# Dataset section start

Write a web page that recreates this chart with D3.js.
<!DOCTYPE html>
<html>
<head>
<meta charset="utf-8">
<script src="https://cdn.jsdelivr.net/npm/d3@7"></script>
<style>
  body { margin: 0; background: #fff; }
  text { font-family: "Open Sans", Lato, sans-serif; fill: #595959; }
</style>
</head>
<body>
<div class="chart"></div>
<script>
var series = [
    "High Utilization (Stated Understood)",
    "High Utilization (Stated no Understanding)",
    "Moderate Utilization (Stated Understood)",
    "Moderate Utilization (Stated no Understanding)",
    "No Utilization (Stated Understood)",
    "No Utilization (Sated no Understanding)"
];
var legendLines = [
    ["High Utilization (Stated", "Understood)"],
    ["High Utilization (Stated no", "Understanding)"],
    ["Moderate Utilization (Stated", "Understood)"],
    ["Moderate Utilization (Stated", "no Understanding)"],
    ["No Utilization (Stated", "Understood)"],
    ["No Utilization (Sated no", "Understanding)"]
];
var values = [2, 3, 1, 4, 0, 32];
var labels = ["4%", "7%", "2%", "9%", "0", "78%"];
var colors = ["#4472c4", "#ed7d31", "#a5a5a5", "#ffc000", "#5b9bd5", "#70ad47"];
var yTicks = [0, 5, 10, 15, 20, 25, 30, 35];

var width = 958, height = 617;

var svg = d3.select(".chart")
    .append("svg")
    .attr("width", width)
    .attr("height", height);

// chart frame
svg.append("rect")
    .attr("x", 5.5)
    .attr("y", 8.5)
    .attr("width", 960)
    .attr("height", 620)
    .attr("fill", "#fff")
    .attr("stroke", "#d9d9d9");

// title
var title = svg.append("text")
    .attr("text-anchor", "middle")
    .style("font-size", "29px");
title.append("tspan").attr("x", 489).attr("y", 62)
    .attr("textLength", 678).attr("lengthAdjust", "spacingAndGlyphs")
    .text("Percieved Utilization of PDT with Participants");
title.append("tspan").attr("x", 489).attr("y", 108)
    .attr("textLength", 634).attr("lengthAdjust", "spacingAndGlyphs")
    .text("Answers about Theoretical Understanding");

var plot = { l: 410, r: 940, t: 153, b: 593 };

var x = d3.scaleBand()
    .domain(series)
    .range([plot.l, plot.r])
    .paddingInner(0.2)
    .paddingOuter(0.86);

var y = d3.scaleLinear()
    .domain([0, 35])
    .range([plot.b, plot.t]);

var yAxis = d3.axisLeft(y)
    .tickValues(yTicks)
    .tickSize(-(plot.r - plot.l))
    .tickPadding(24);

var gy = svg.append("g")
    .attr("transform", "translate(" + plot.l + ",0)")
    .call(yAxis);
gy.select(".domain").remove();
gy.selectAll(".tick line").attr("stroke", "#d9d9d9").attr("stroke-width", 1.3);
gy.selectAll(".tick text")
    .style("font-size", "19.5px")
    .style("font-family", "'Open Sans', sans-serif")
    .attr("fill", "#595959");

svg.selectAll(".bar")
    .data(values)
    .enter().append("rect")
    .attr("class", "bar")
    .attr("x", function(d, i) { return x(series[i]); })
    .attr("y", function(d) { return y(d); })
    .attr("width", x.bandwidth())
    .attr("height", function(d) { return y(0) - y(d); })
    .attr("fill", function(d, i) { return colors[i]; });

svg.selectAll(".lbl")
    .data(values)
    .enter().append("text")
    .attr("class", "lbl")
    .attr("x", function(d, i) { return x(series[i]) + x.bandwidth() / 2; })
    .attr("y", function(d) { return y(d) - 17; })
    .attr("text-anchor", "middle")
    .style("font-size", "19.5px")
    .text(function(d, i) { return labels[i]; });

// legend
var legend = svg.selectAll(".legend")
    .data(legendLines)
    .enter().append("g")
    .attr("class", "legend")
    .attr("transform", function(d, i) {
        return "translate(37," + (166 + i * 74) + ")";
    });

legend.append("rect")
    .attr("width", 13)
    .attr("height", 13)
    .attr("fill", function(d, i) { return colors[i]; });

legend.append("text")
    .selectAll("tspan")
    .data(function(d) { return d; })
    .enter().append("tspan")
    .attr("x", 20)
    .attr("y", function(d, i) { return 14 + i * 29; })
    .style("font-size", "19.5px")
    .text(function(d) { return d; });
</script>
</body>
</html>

# Dataset section end

_The request:_ From the listing above, collect each line in which the string "with" appears.

_Task result:_
Write a web page that recreates this chart with D3.js.
    .text("Percieved Utilization of PDT with Participants");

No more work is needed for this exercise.